=== Given information ===
>> Begin

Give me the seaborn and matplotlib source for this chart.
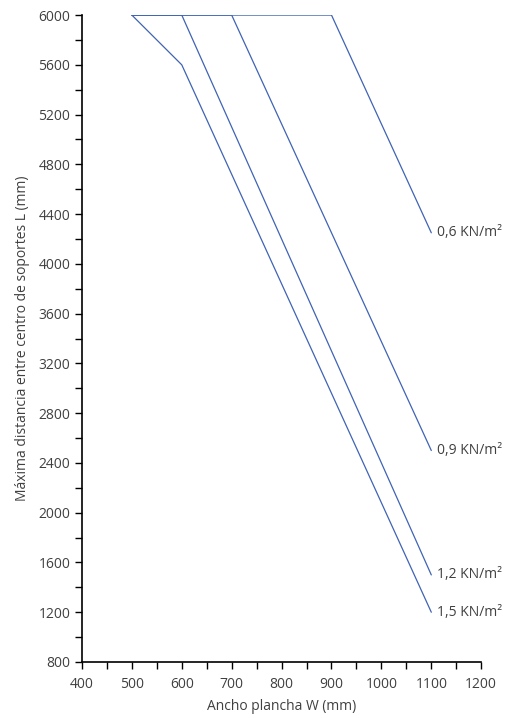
import matplotlib
matplotlib.use("Agg")
import matplotlib.pyplot as plt
import seaborn as sns
import pandas as pd
from matplotlib.ticker import MultipleLocator

# Data
loads = ["0,6 KN/m²", "0,9 KN/m²", "1,2 KN/m²", "1,5 KN/m²"]
w_06 = [500, 900, 1100]
l_06 = [6000, 6000, 4250]
w_09 = [500, 700, 1100]
l_09 = [6000, 6000, 2500]
w_12 = [500, 600, 1100]
l_12 = [6000, 6000, 1500]
w_15 = [500, 600, 1100]
l_15 = [6000, 5600, 1200]

xs = [w_06, w_09, w_12, w_15]
ys = [l_06, l_09, l_12, l_15]

sns.set_style("ticks")
plt.rcParams['font.family'] = ['Open Sans', 'DejaVu Sans']
text_color = "#404040"
fs = 10

fig = plt.figure(figsize=(5.06, 7.18), dpi=100)
ax = fig.add_axes([0.162, 0.078, 0.789, 0.901])

line_color = "#3f63b5"
for name, w, l in zip(loads, xs, ys):
    df = pd.DataFrame({"W": w, "L": l})
    sns.lineplot(data=df, x="W", y="L", sort=False, color=line_color,
                 linewidth=0.9, ax=ax, legend=False)
    ax.text(w[-1] + 12, l[-1], name, ha="left", va="center",
            fontsize=fs, color=text_color)

ax.set_xlim(400, 1200)
ax.set_ylim(800, 6000)
ax.xaxis.set_major_locator(MultipleLocator(100))
ax.xaxis.set_minor_locator(MultipleLocator(50))
ax.yaxis.set_major_locator(MultipleLocator(400))
ax.yaxis.set_minor_locator(MultipleLocator(200))
ax.tick_params(which="both", direction="out", length=5, width=1, color="black",
               labelsize=fs, labelcolor=text_color)
ax.tick_params(axis="x", pad=6)

for s in ["top", "right"]:
    ax.spines[s].set_visible(False)
for s in ["left", "bottom"]:
    ax.spines[s].set_color("black")
    ax.spines[s].set_linewidth(1.2)

ax.set_xlabel("Ancho plancha W (mm)", fontsize=fs, color=text_color, labelpad=5)
ax.set_ylabel("Máxima distancia entre centro de soportes L (mm)", fontsize=fs,
              color=text_color, labelpad=6)

fig.savefig("out.png", dpi=100)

>> End

=== Stated goal ===
Give every line above again exactly, with no pictures.

=== Expected output ===
Give me the seaborn and matplotlib source for this chart.
import matplotlib
matplotlib.use("Agg")
import matplotlib.pyplot as plt
import seaborn as sns
import pandas as pd
from matplotlib.ticker import MultipleLocator

# Data
loads = ["0,6 KN/m²", "0,9 KN/m²", "1,2 KN/m²", "1,5 KN/m²"]
w_06 = [500, 900, 1100]
l_06 = [6000, 6000, 4250]
w_09 = [500, 700, 1100]
l_09 = [6000, 6000, 2500]
w_12 = [500, 600, 1100]
l_12 = [6000, 6000, 1500]
w_15 = [500, 600, 1100]
l_15 = [6000, 5600, 1200]

xs = [w_06, w_09, w_12, w_15]
ys = [l_06, l_09, l_12, l_15]

sns.set_style("ticks")
plt.rcParams['font.family'] = ['Open Sans', 'DejaVu Sans']
text_color = "#404040"
fs = 10

fig = plt.figure(figsize=(5.06, 7.18), dpi=100)
ax = fig.add_axes([0.162, 0.078, 0.789, 0.901])

line_color = "#3f63b5"
for name, w, l in zip(loads, xs, ys):
    df = pd.DataFrame({"W": w, "L": l})
    sns.lineplot(data=df, x="W", y="L", sort=False, color=line_color,
                 linewidth=0.9, ax=ax, legend=False)
    ax.text(w[-1] + 12, l[-1], name, ha="left", va="center",
            fontsize=fs, color=text_color)

ax.set_xlim(400, 1200)
ax.set_ylim(800, 6000)
ax.xaxis.set_major_locator(MultipleLocator(100))
ax.xaxis.set_minor_locator(MultipleLocator(50))
ax.yaxis.set_major_locator(MultipleLocator(400))
ax.yaxis.set_minor_locator(MultipleLocator(200))
ax.tick_params(which="both", direction="out", length=5, width=1, color="black",
               labelsize=fs, labelcolor=text_color)
ax.tick_params(axis="x", pad=6)

for s in ["top", "right"]:
    ax.spines[s].set_visible(False)
for s in ["left", "bottom"]:
    ax.spines[s].set_color("black")
    ax.spines[s].set_linewidth(1.2)

ax.set_xlabel("Ancho plancha W (mm)", fontsize=fs, color=text_color, labelpad=5)
ax.set_ylabel("Máxima distancia entre centro de soportes L (mm)", fontsize=fs,
              color=text_color, labelpad=6)

fig.savefig("out.png", dpi=100)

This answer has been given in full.